TASK DETAILS
Retype the whole listing verbatim and keep the pictures out of it.

MATERIAL
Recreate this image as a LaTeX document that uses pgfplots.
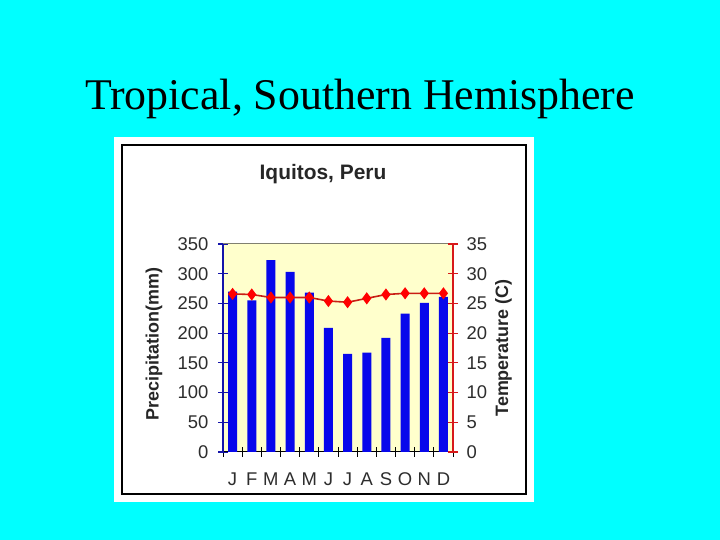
\documentclass[border=0pt]{standalone}
\usepackage{fontspec}
\setmainfont{Liberation Sans}
\newfontfamily\timesfont{Liberation Serif}
\usepackage{pgfplots}
\usepackage{pgfplotstable}
\pgfplotsset{compat=1.18}
\definecolor{bg}{RGB}{0,255,255}
\definecolor{plotbg}{RGB}{255,255,204}
\definecolor{barblue}{RGB}{8,8,235}
\definecolor{axblue}{RGB}{20,20,170}
\definecolor{axred}{RGB}{215,25,25}
\definecolor{linered}{RGB}{200,30,20}
\definecolor{topgray}{RGB}{128,128,112}
\definecolor{ticktext}{RGB}{45,45,45}

\pgfplotstableread{
m prec temp
1 270 26.6
2 255 26.5
3 323 26.0
4 303 26.0
5 268 26.0
6 209 25.4
7 165 25.2
8 167 25.85
9 192 26.5
10 233 26.7
11 251 26.7
12 261 26.7
}\climate

\begin{document}
\begin{tikzpicture}[x=1bp,y=1bp]
\fill[bg] (0,0) rectangle (720,540);
\useasboundingbox (0,0) rectangle (720,540);
\node[anchor=base, font=\timesfont\fontsize{44}{50}\selectfont] at (360,430) {Tropical, Southern Hemisphere};
\fill[white] (114,38) rectangle (534,403);
\draw[black, line width=1.2bp] (122,46) rectangle (526,395);
\node[anchor=base, font=\bfseries\fontsize{21}{24}\selectfont, text=black!85] at (323,360) {Iquitos, Peru};
\begin{axis}[at={(223bp,88bp)}, anchor=south west, scale only axis,
  width=230bp, height=208bp,
  xmin=0.5, xmax=12.5, ymin=0, ymax=350,
  axis x line*=bottom, axis y line*=left,
  x axis line style={black, line width=1bp},
  y axis line style={axblue, line width=1.2bp},
  axis background/.style={fill=plotbg},
  xtick={1,...,12},
  xticklabels={J,F,M,A,M,J,J,A,S,O,N,D},
  minor xtick={0.5,1.5,...,12.5},
  ytick={0,50,...,350},
  tick align=center, major tick length=10bp, minor tick length=10bp,
  xtick style={draw=none},
  minor x tick style={draw=black, line width=1bp},
  ytick style={axblue, line width=1.2bp},
  tick label style={font=\fontsize{18.5}{20}\selectfont, text=ticktext},
  yticklabel style={xshift=-6bp},
  xticklabel style={yshift=-12bp},
  /pgf/number format/assume math mode=true,
  ylabel={Precipitation(mm)},
  every axis y label/.style={at={(axis description cs:-0.3,0.52)}, rotate=90, anchor=center, font=\bfseries\fontsize{18}{20}\selectfont, text=black!85},
]
\addplot[ybar, bar width=9bp, fill=barblue, draw=none] table[x=m,y=prec]{\climate};
\draw[topgray, line width=1bp] (rel axis cs:0,1) -- (rel axis cs:1,1);
\end{axis}
\begin{axis}[at={(223bp,88bp)}, anchor=south west, scale only axis,
  width=230bp, height=208bp,
  xmin=0.5, xmax=12.5, ymin=0, ymax=35,
  axis x line=none, axis y line*=right,
  y axis line style={axred, line width=1.2bp},
  ytick={0,5,...,35},
  tick align=center, major tick length=10bp,
  ytick style={axred, line width=1.2bp},
  tick label style={font=\fontsize{18.5}{20}\selectfont, text=ticktext},
  yticklabel style={xshift=5bp},
  /pgf/number format/assume math mode=true,
  ylabel={Temperature (C)},
  every axis y label/.style={at={(axis description cs:1.22,0.5)}, rotate=90, anchor=center, font=\bfseries\fontsize{18}{20}\selectfont, text=black!85},
]
\addplot[linered, line width=1.6bp, mark=diamond*, mark size=4.8bp, mark options={fill=red, draw=red, solid}] table[x=m,y=temp]{\climate};
\end{axis}
\end{tikzpicture}
\end{document}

SOLUTION TO THIS EXERCISE
Recreate this image as a LaTeX document that uses pgfplots.
\documentclass[border=0pt]{standalone}
\usepackage{fontspec}
\setmainfont{Liberation Sans}
\newfontfamily\timesfont{Liberation Serif}
\usepackage{pgfplots}
\usepackage{pgfplotstable}
\pgfplotsset{compat=1.18}
\definecolor{bg}{RGB}{0,255,255}
\definecolor{plotbg}{RGB}{255,255,204}
\definecolor{barblue}{RGB}{8,8,235}
\definecolor{axblue}{RGB}{20,20,170}
\definecolor{axred}{RGB}{215,25,25}
\definecolor{linered}{RGB}{200,30,20}
\definecolor{topgray}{RGB}{128,128,112}
\definecolor{ticktext}{RGB}{45,45,45}

\pgfplotstableread{
m prec temp
1 270 26.6
2 255 26.5
3 323 26.0
4 303 26.0
5 268 26.0
6 209 25.4
7 165 25.2
8 167 25.85
9 192 26.5
10 233 26.7
11 251 26.7
12 261 26.7
}\climate

\begin{document}
\begin{tikzpicture}[x=1bp,y=1bp]
\fill[bg] (0,0) rectangle (720,540);
\useasboundingbox (0,0) rectangle (720,540);
\node[anchor=base, font=\timesfont\fontsize{44}{50}\selectfont] at (360,430) {Tropical, Southern Hemisphere};
\fill[white] (114,38) rectangle (534,403);
\draw[black, line width=1.2bp] (122,46) rectangle (526,395);
\node[anchor=base, font=\bfseries\fontsize{21}{24}\selectfont, text=black!85] at (323,360) {Iquitos, Peru};
\begin{axis}[at={(223bp,88bp)}, anchor=south west, scale only axis,
  width=230bp, height=208bp,
  xmin=0.5, xmax=12.5, ymin=0, ymax=350,
  axis x line*=bottom, axis y line*=left,
  x axis line style={black, line width=1bp},
  y axis line style={axblue, line width=1.2bp},
  axis background/.style={fill=plotbg},
  xtick={1,...,12},
  xticklabels={J,F,M,A,M,J,J,A,S,O,N,D},
  minor xtick={0.5,1.5,...,12.5},
  ytick={0,50,...,350},
  tick align=center, major tick length=10bp, minor tick length=10bp,
  xtick style={draw=none},
  minor x tick style={draw=black, line width=1bp},
  ytick style={axblue, line width=1.2bp},
  tick label style={font=\fontsize{18.5}{20}\selectfont, text=ticktext},
  yticklabel style={xshift=-6bp},
  xticklabel style={yshift=-12bp},
  /pgf/number format/assume math mode=true,
  ylabel={Precipitation(mm)},
  every axis y label/.style={at={(axis description cs:-0.3,0.52)}, rotate=90, anchor=center, font=\bfseries\fontsize{18}{20}\selectfont, text=black!85},
]
\addplot[ybar, bar width=9bp, fill=barblue, draw=none] table[x=m,y=prec]{\climate};
\draw[topgray, line width=1bp] (rel axis cs:0,1) -- (rel axis cs:1,1);
\end{axis}
\begin{axis}[at={(223bp,88bp)}, anchor=south west, scale only axis,
  width=230bp, height=208bp,
  xmin=0.5, xmax=12.5, ymin=0, ymax=35,
  axis x line=none, axis y line*=right,
  y axis line style={axred, line width=1.2bp},
  ytick={0,5,...,35},
  tick align=center, major tick length=10bp,
  ytick style={axred, line width=1.2bp},
  tick label style={font=\fontsize{18.5}{20}\selectfont, text=ticktext},
  yticklabel style={xshift=5bp},
  /pgf/number format/assume math mode=true,
  ylabel={Temperature (C)},
  every axis y label/.style={at={(axis description cs:1.22,0.5)}, rotate=90, anchor=center, font=\bfseries\fontsize{18}{20}\selectfont, text=black!85},
]
\addplot[linered, line width=1.6bp, mark=diamond*, mark size=4.8bp, mark options={fill=red, draw=red, solid}] table[x=m,y=temp]{\climate};
\end{axis}
\end{tikzpicture}
\end{document}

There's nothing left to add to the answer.